Desde su estreno en 1982, una de las polémicas que ha acompañado a la versión original de Poltergeist ha sido el tema de su autoría. Producida y basada en un guion original de Steven Spielberg, el cineasta no pudo encargarse de dirigirla porque en aquel momento estaba enfrascado en el rodaje de E.T. El Extraterrestre y una cláusula del contrato le impedía aceptar otro proyecto, delegando en las manos de Tobe Hooper, mítico autor de La Matanza de Texas. Si Hooper fue el verdadero director de Poltergeist o un hombre de paja subordinado a las directrices de Spielberg posiblemente nunca lo sepamos. Lo cierto es que la cinta respetaba claramente las claves estilísticas del Spielberg de los 80 y pocos ecos quedaban del salvaje estilo de Hooper.

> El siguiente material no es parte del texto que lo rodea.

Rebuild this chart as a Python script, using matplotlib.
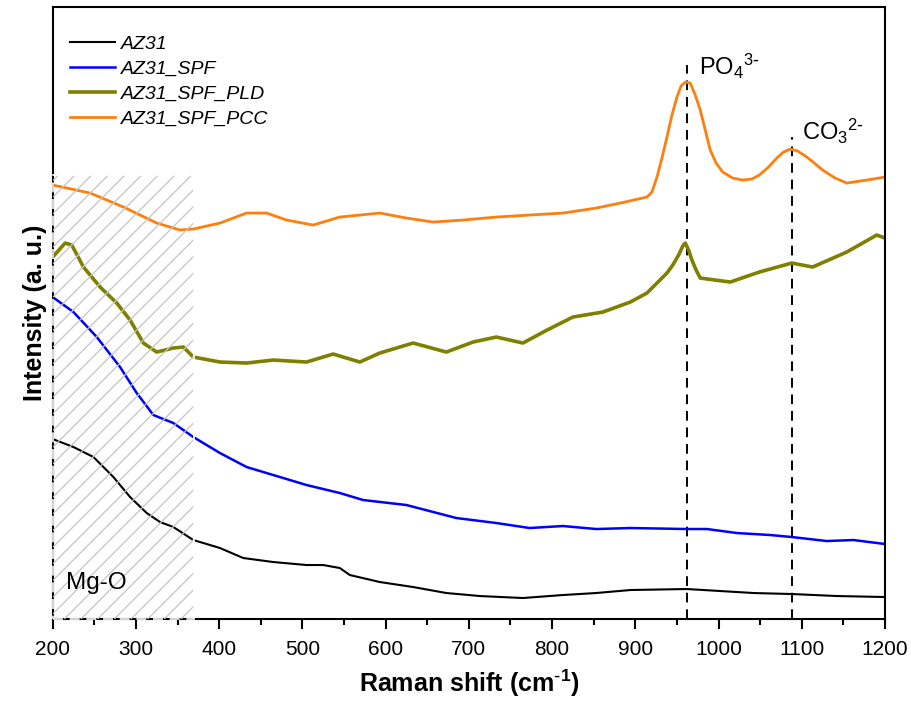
import matplotlib
matplotlib.use('Agg')
import matplotlib.pyplot as plt
from matplotlib.patches import Rectangle
from matplotlib.ticker import MultipleLocator

plt.rcParams['font.family'] = ['Liberation Sans', 'DejaVu Sans']
plt.rcParams['mathtext.default'] = 'regular'
plt.rcParams['hatch.linewidth'] = 0.9

# Raman spectra (intensity in arbitrary units, offset stacked)
az31_x = [200, 225, 249, 273, 293, 313, 329, 345, 369, 401, 429, 465, 505, 525, 545,
          557, 593, 633, 673, 713, 765, 813, 853, 894, 962, 1002, 1042, 1088, 1142, 1200]
az31_y = [180, 172, 162, 142, 122, 106, 97, 92, 79, 71, 61, 57, 54, 54, 51,
          44, 37, 32, 26, 23, 21, 24, 26, 29, 30, 28, 26, 25, 23, 22]

spf_x = [200, 225, 253, 281, 301, 321, 345, 369, 401, 433, 465, 505, 545, 573, 625,
         685, 733, 773, 813, 853, 894, 962, 986, 1022, 1062, 1088, 1130, 1162, 1200]
spf_y = [322, 307, 282, 252, 226, 204, 196, 182, 166, 152, 144, 134, 126, 119, 114,
         101, 96, 91, 93, 90, 91, 90, 90, 86, 84, 82, 78, 79, 75]

pld_x = [200, 215, 223, 237, 257, 277, 293, 309, 325, 345, 357, 369, 401, 433, 465,
         505, 537, 569, 593, 633, 673, 705, 733, 765, 794, 825, 861, 894, 914, 938,
         945, 952, 957, 960, 964, 968, 973, 978, 1014, 1049, 1088, 1113, 1154, 1190, 1200]
pld_y = [362, 376, 374, 352, 332, 316, 299, 276, 267, 271, 272, 262, 257, 256, 259,
         257, 265, 257, 266, 276, 267, 277, 282, 276, 289, 302, 307, 317, 326, 346,
         354, 364, 373, 376, 369, 359, 349, 341, 337, 347, 356, 352, 367, 384, 381]

pcc_x = [200, 245, 285, 325, 353, 369, 401, 433, 457, 481, 513, 545, 593, 625, 657,
         693, 733, 773, 813, 853, 882, 914, 920, 926, 932, 938, 944, 950, 955, 960,
         966, 972, 978, 984, 990, 997, 1005, 1017, 1029, 1040, 1049, 1060, 1070, 1078,
         1086, 1095, 1106, 1115, 1125, 1140, 1154, 1178, 1200]
pcc_y = [434, 426, 412, 396, 389, 390, 396, 406, 406, 399, 394, 402, 406, 401, 397,
         399, 402, 404, 406, 411, 416, 422, 427, 442, 461, 482, 504, 522, 533, 537,
         536, 524, 509, 489, 469, 456, 447, 441, 439, 440, 444, 452, 461, 467,
         470, 468, 462, 456, 449, 441, 436, 439, 442]

labels = ['AZ31', 'AZ31_SPF', 'AZ31_SPF_PLD', 'AZ31_SPF_PCC']
colors = ['black', '#0000ff', '#7f7f00', '#ff7f0e']

po4_pos = 962
co3_pos = 1088

fig = plt.figure(figsize=(9.11, 7.06), dpi=100)
ax = fig.add_axes([0.0578, 0.1232, 0.9137, 0.8668])

ax.plot(az31_x, az31_y, color=colors[0], lw=1.5, label=labels[0])
ax.plot(spf_x, spf_y, color=colors[1], lw=1.8, label=labels[1])
ax.plot(pld_x, pld_y, color=colors[2], lw=2.6, label=labels[2])
ax.plot(pcc_x, pcc_y, color=colors[3], lw=2.0, label=labels[3])

# Mg-O hatched region
ax.add_patch(Rectangle((200, 0), 170, 444, facecolor='none', edgecolor='#c4c4c4',
                       hatch='//', lw=0, zorder=3))
ax.add_patch(Rectangle((200, 0), 170, 444, facecolor='none', edgecolor='white',
                       lw=1.2, ls=(0, (6, 4)), zorder=3, clip_on=False))
ax.text(216, 30, 'Mg-O', fontsize=17.5, zorder=4)

# peak markers
ax.plot([po4_pos, po4_pos], [0, 554], color='black', lw=1.4, ls=(0, (5, 3.5)), zorder=1)
ax.plot([co3_pos, co3_pos], [0, 482], color='black', lw=1.4, ls=(0, (5, 3.5)), zorder=1)
ax.text(977, 544, r'PO$_4$$^{3\text{-}}$', fontsize=17)
ax.text(1100, 479, r'CO$_3$$^{2\text{-}}$', fontsize=17)

ax.set_xlim(200, 1200)
ax.set_ylim(0, 612)
ax.set_yticks([])
ax.xaxis.set_major_locator(MultipleLocator(100))
ax.xaxis.set_minor_locator(MultipleLocator(50))
ax.tick_params(axis='x', which='major', direction='out', length=7, width=1.5,
               labelsize=15, pad=8)
ax.tick_params(axis='x', which='minor', direction='out', length=4, width=1.5)
for sp in ax.spines.values():
    sp.set_linewidth(1.5)

ax.set_xlabel(r'Raman shift (cm$^{\text{-}1}$)', fontsize=18, fontweight='bold', labelpad=6)
ax.set_ylabel('Intensity (a. u.)', fontsize=18, fontweight='bold', labelpad=4)

leg = ax.legend(loc='upper left', bbox_to_anchor=(0.0, 0.982), frameon=False,
                fontsize=14, handlelength=2.3, labelspacing=0.38, handletextpad=0.3,
                borderaxespad=0.5)
for t in leg.get_texts():
    t.set_fontstyle('italic')

fig.savefig('out.png', dpi=100)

Ahora, 33 años más tarde, en plena fiebre revisionista de los éxitos de los 80, nos llega Poltergeist, una nueva versión producida por Sam Raimi (Posesión Infernal) y dirigida por Gil Kenan (Monster House). A grandes rasgos se trata de una producción esforzada, que ha contado con un reparto con nombres de prestigio como Sam Rockwell, Rosemarie DeWitt o Jared Harris y una dirección de fotografía a cargo del español Javier Aguirresarobe. Kenan adopta como propio el estilo de la primera versión y lo actualiza, añadiendo elementos modernos como los móviles o los drones en la acción.
Desgraciadamente, los esfuerzos del director por homenajear a la original generan que la mayor parte del metraje resulte una fotocopia sin alma de su referente, carente de la intensidad de la cinta de Spielberg/ Hooper, y cuando se aleja de ella, añadiendo elementos que la nueva tecnología permite, la puesta en escena naufraga aún más, con un gratuito uso de los efectos digitales que nada aportan, ni añaden más tensión a la trama.
Si la función de la nostalgia es hacernos rememorar el pasado, esta actualización de Poltergeist consigue que añoremos la versión del 82, debido a una puesta en escena excesivamente correcta, mimética y carente de voz propia. Mientras la original se debatía en su doble autoría; en la moderna, el concepto de autor brilla por su ausencia.